═══ Records to use ═══

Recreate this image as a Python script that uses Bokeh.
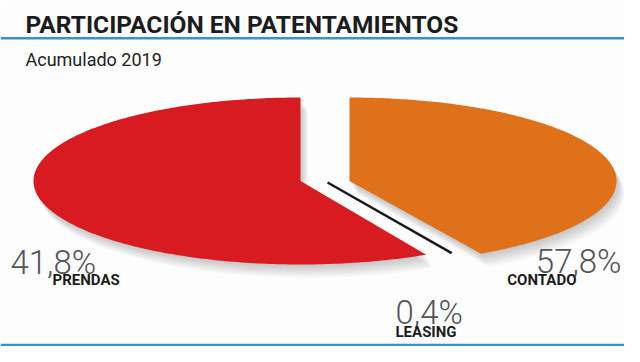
import numpy as np
from bokeh.plotting import figure
from bokeh.models import Range1d, ColumnDataSource
from bokeh.core.properties import value
from bokeh.embed import file_html
from bokeh.resources import INLINE

# ---------------- data ----------------
title = "PARTICIPACIÓN EN PATENTAMIENTOS"
subtitle = "Acumulado 2019"
categories = ["PRENDAS", "CONTADO", "LEASING"]
shares = [41.8, 57.8, 0.4]           # labelled shares (%)
# wedges as drawn in the source graphic, clockwise from 12 o'clock
slice_names = ["orange", "leasing", "red"]
slice_shares = [41.8, 0.4, 57.8]
slice_colors = ["#e0711b", "#1a1a1a", "#d71b21"]

# ---------------- layout ----------------
W, H = 624, 346
CX, CY = 324.5, 180.5               # pie centre in frame pixels
RX, RY = 267.0, 83.5                # ellipse radii in pixels
EXPLODE = 24.5 / RX                 # horizontal explode, data units
TEXT_DY = 8.5                       # renderer draws text ~8.5px low


def fx(px):
    return (px - CX) / RX


def fy(py):
    return (CY - py) / RY


def fty(py):
    return fy(py - TEXT_DY)


p = figure(width=W, height=H, output_backend="svg", toolbar_location=None,
           x_range=Range1d(fx(0), fx(W)),
           y_range=Range1d(fy(H), fy(0)),
           min_border=0)
p.axis.visible = False
p.grid.visible = False
p.outline_line_color = None
p.background_fill_color = "#fdfdfd"
p.border_fill_color = "#fdfdfd"

# ---------------- pie geometry from shares ----------------
bounds = np.cumsum([0] + slice_shares) / 100.0
start_deg = 90.0
wedges = {}
for i, name in enumerate(slice_names):
    a0 = np.radians(start_deg - 360 * bounds[i])
    a1 = np.radians(start_deg - 360 * bounds[i + 1])
    wedges[name] = (a0, a1)

offsets = {"orange": EXPLODE, "red": -EXPLODE, "leasing": 0.0}


def wedge_poly(a0, a1, dx):
    t = np.linspace(a0, a1, 240)
    xs = np.concatenate([[dx], dx + np.cos(t)])
    ys = np.concatenate([[0.0], np.sin(t)])
    return xs, ys


# soft shadows
for name in ("red", "orange"):
    a0, a1 = wedges[name]
    xs, ys = wedge_poly(a0, a1, offsets[name])
    for k in range(1, 12):
        p.patch(xs + k * 0.7 / RX, ys - k * 1.2 / RY, fill_color="#3a3a3a",
                fill_alpha=0.022, line_color=None)

for name, col in zip(slice_names, slice_colors):
    a0, a1 = wedges[name]
    if name == "leasing":
        mid = 0.5 * (a0 + a1)
        r = np.array([0.02, 0.985])
        p.line(r * np.cos(mid), r * np.sin(mid), line_color=col,
               line_width=2.5)
    else:
        xs, ys = wedge_poly(a0, a1, offsets[name])
        p.patch(xs, ys, fill_color=col, line_color=None)

# ---------------- rules ----------------
xr = [p.x_range.start, p.x_range.end]
for yy in (37.8, 344.6):
    p.line(xr, [fy(yy)] * 2, line_color="#3a93c0", line_width=2.5)

# ---------------- texts ----------------
p.text(x=[fx(25)], y=[fty(32)], text=[title], text_font=value("Roboto"),
       text_font_style="bold", text_font_size="24.5px", text_color="#1c1c1c",
       text_baseline="alphabetic", text_align="left")
p.text(x=[fx(25)], y=[fty(67.5)], text=[subtitle], text_font=value("Roboto"),
       text_font_size="18px", text_color="#222222",
       text_baseline="alphabetic", text_align="left")


def fmt(v):
    return f"{v:.1f}".replace(".", ",") + "%"


pct = ColumnDataSource(dict(
    x=[fx(10), fx(621), fx(395)],
    y=[fty(270), fty(269), fty(320)],
    t=[fmt(v) for v in shares],
    align=["left", "right", "left"],
))
p.text(x="x", y="y", text="t", source=pct, text_font=value("Roboto Light"),
       text_font_size="33px", text_color="#555555",
       text_baseline="alphabetic", text_align="align")

lab = ColumnDataSource(dict(
    x=[fx(52), fx(576), fx(395)],
    y=[fty(288), fty(288), fty(339.5)],
    t=categories,
    align=["left", "right", "left"],
))
p.text(x="x", y="y", text="t", source=lab, text_font=value("Roboto"),
       text_font_style="bold", text_font_size="15px", text_color="#1c1c1c",
       text_baseline="alphabetic", text_align="align")

open("out.html", "w").write(file_html(p, INLINE))
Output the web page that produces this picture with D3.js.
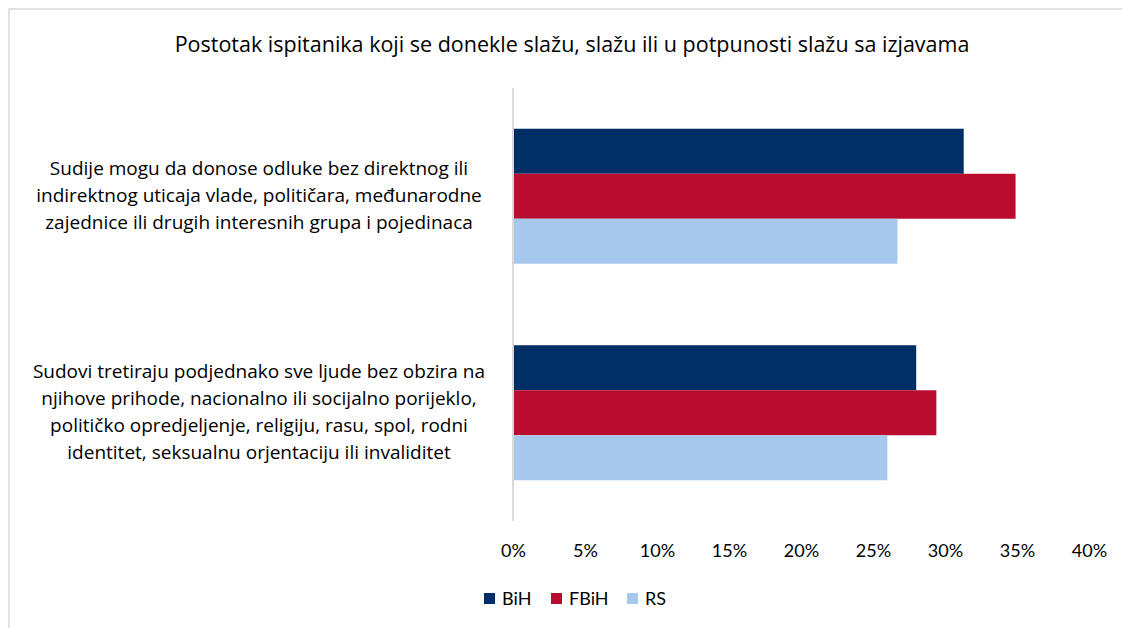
<!DOCTYPE html>
<html>
<head>
<meta charset="utf-8">
<script src="https://cdn.jsdelivr.net/npm/d3@7"></script>
<style>
  body { margin: 0; background: #fff; }
  text { font-family: "Open Sans", "Lato", sans-serif; fill: #000; }
</style>
</head>
<body>
<div id="chart"></div>
<script>
// podaci sa slike
var categories = [
  ["Sudije mogu da donose odluke bez direktnog ili",
   "indirektnog uticaja vlade, političara, međunarodne",
   "zajednice ili drugih interesnih grupa i pojedinaca"],
  ["Sudovi tretiraju podjednako sve ljude bez obzira na",
   "njihove prihode, nacionalno ili socijalno porijeklo,",
   "političko opredjeljenje, religiju, rasu, spol, rodni",
   "identitet, seksualnu orjentaciju ili invaliditet"]
];
var seriesNames = ["BiH", "FBiH", "RS"];
var seriesColors = ["#002e67", "#ba0c2f", "#a6c8ed"];
var valuesBiH = [31.3, 28.0];
var valuesFBiH = [34.9, 29.4];
var valuesRS = [26.7, 26.0];
var tickValues = [0, 5, 10, 15, 20, 25, 30, 35, 40];
var title = "Postotak ispitanika koji se donekle slažu, slažu ili u potpunosti slažu sa izjavama";

var width = 1122, height = 628;
var seriesValues = [valuesBiH, valuesFBiH, valuesRS];

var svg = d3.select("#chart").append("svg")
  .attr("width", width)
  .attr("height", height);

// okvir
svg.append("rect")
  .attr("x", 9).attr("y", 9)
  .attr("width", width + 10).attr("height", height)
  .attr("fill", "none")
  .attr("stroke", "#d9d9d9")
  .attr("stroke-width", 1.5);

svg.append("text")
  .attr("x", 572).attr("y", 52)
  .attr("text-anchor", "middle")
  .style("font-size", "21.5px")
  .text(title);

var x = d3.scaleLinear().domain([0, 40]).range([513, 1089]);
var y = d3.scaleBand().domain(d3.range(categories.length))
  .range([88, 521])
  .paddingInner(0.3764)
  .paddingOuter(0.1882);
var ySub = d3.scaleBand().domain(d3.range(seriesNames.length))
  .range([0, y.bandwidth()]);

// stupci
var groups = svg.selectAll("g.grp")
  .data(categories)
  .enter().append("g")
    .attr("class", "grp")
    .attr("transform", function(d, i) { return "translate(0," + y(i) + ")"; });

groups.selectAll("rect")
  .data(function(d, i) { return seriesValues.map(function(s, k) { return { k: k, v: s[i] }; }); })
  .enter().append("rect")
    .attr("x", x(0) + 1)
    .attr("y", function(d) { return ySub(d.k); })
    .attr("width", function(d) { return x(d.v) - x(0) - 1; })
    .attr("height", ySub.bandwidth())
    .attr("fill", function(d) { return seriesColors[d.k]; });

// oznake kategorija
groups.append("text")
  .attr("text-anchor", "middle")
  .style("font-size", "19px")
  .each(function(d) {
    var t = d3.select(this);
    var lh = 27;
    var y0 = y.bandwidth() / 2 - (d.length - 1) * lh / 2 + 6;
    d.forEach(function(line, j) {
      t.append("tspan")
        .attr("x", 259)
        .attr("y", y0 + j * lh)
        .text(line);
    });
  });

// os
svg.append("line")
  .attr("x1", x(0)).attr("x2", x(0))
  .attr("y1", 88).attr("y2", 521)
  .attr("stroke", "#d9d9d9")
  .attr("stroke-width", 2);

var xAxis = d3.axisBottom(x)
  .tickValues(tickValues)
  .tickSize(0)
  .tickPadding(0)
  .tickFormat(function(d) { return d + "%"; });

var ax = svg.append("g")
  .attr("transform", "translate(0,557)")
  .call(xAxis);
ax.select(".domain").remove();
ax.selectAll("text")
  .attr("dy", 0)
  .style("font-size", "18px")
  .style("font-family", "Lato, 'Open Sans', sans-serif");

// legenda
var legendX = [484, 551, 627];
var legend = svg.selectAll("g.leg")
  .data(seriesNames)
  .enter().append("g")
    .attr("class", "leg")
    .attr("transform", function(d, i) { return "translate(" + legendX[i] + ",593)"; });
legend.append("rect")
  .attr("width", 11).attr("height", 11)
  .attr("fill", function(d, i) { return seriesColors[i]; });
legend.append("text")
  .attr("x", 18).attr("y", 12)
  .style("font-size", "18px")
  .style("font-family", "Lato, 'Open Sans', sans-serif")
  .text(function(d) { return d; });
</script>
</body>
</html>
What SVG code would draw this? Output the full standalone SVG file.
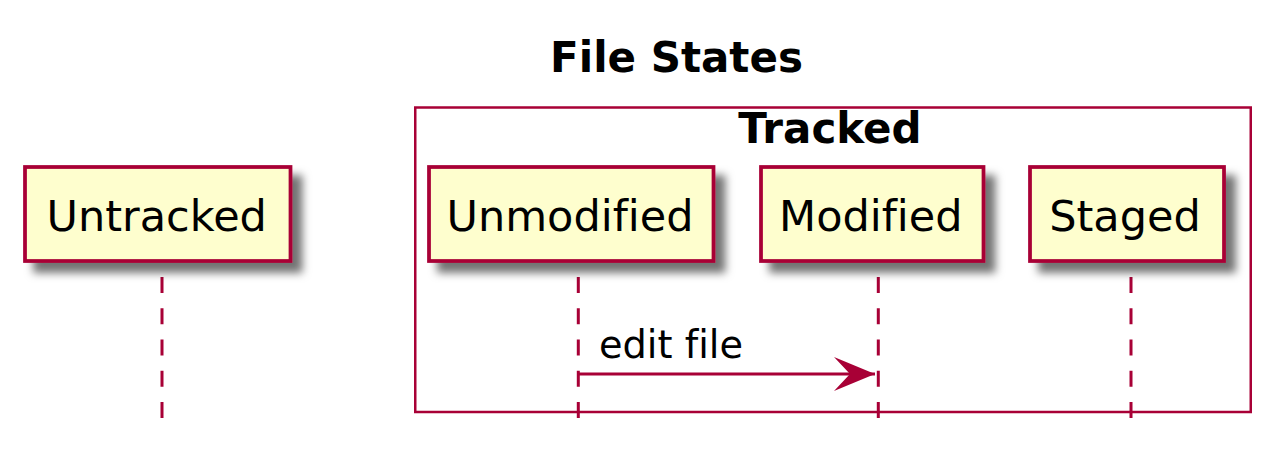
<svg xmlns="http://www.w3.org/2000/svg" width="1281" height="465" viewBox="0 0 1281 465">
<defs>
<filter id="shadow" x="-20%" y="-30%" width="150%" height="170%">
<feGaussianBlur in="SourceAlpha" stdDeviation="4.5" result="b"/>
<feColorMatrix in="b" type="matrix" values="0 0 0 0 0 0 0 0 0 0 0 0 0 0 0 0 0 0 .55 0" result="c"/>
<feOffset in="c" dx="10" dy="10" result="o"/>
<feBlend in="SourceGraphic" in2="o" mode="normal"/>
</filter>
<marker id="arrow" markerUnits="userSpaceOnUse" viewBox="0 0 41 34" refX="41" refY="17" markerWidth="41" markerHeight="34" orient="auto">
<polygon points="41,17 0,0 16,17 0,34" fill="#A80036"/>
</marker>
</defs>
<style>
text{font-variant-ligatures:none;}
.part rect{fill:#FEFECE;stroke:#A80036;stroke-width:3.75;}
.part text{font-family:"DejaVu Sans",sans-serif;font-size:43px;fill:#000;text-anchor:middle;}
.life{stroke:#A80036;stroke-width:3;stroke-dasharray:16 15.25;fill:none;}
.bold{font-family:"DejaVu Sans",sans-serif;font-weight:bold;fill:#000;}
.msg{stroke:#A80036;stroke-width:3;fill:none;}
</style>
<rect width="1281" height="465" fill="#FFFFFF"/>
<text class="bold" x="676.5" y="72" font-size="42" text-anchor="middle">File States</text>
<g id="tracked">
<rect x="415.25" y="107.5" width="835.5" height="304.5" fill="none" stroke="#A80036" stroke-width="2.5"/>
<text class="bold" x="830" y="143.3" font-size="42" text-anchor="middle">Tracked</text>
</g>
<g id="lifelines">
<line class="life" x1="162" y1="277" x2="162" y2="418"/>
<line class="life" x1="578.3" y1="277" x2="578.3" y2="418"/>
<line class="life" x1="878.3" y1="277" x2="878.3" y2="418"/>
<line class="life" x1="1131" y1="277" x2="1131" y2="418"/>
</g>
<g id="untracked" class="part">
<rect x="25" y="167" width="265.5" height="94" filter="url(#shadow)"/>
<text x="156.7" y="231">Untracked</text>
</g>
<g id="unmodified" class="part">
<rect x="429" y="167" width="284.5" height="94" filter="url(#shadow)"/>
<text x="570" y="231">Unmodified</text>
</g>
<g id="modified" class="part">
<rect x="761" y="167" width="222.5" height="94" filter="url(#shadow)"/>
<text x="870.8" y="231">Modified</text>
</g>
<g id="staged" class="part">
<rect x="1030" y="167" width="194" height="94" filter="url(#shadow)"/>
<text x="1125" y="231">Staged</text>
</g>
<g id="connectors">
<line class="msg" x1="578.3" y1="374" x2="875" y2="374" marker-end="url(#arrow)"/>
<text x="599" y="358" font-family="DejaVu Sans, sans-serif" font-size="38.3">edit file</text>
</g>
</svg>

═══

## Exercise task
Return, unchanged, the lines from the first line of the material through the line that holds "from bokeh.resources import INLINE", inclusive, omitting pictures.

## Exercise output
Recreate this image as a Python script that uses Bokeh.
import numpy as np
from bokeh.plotting import figure
from bokeh.models import Range1d, ColumnDataSource
from bokeh.core.properties import value
from bokeh.embed import file_html
from bokeh.resources import INLINE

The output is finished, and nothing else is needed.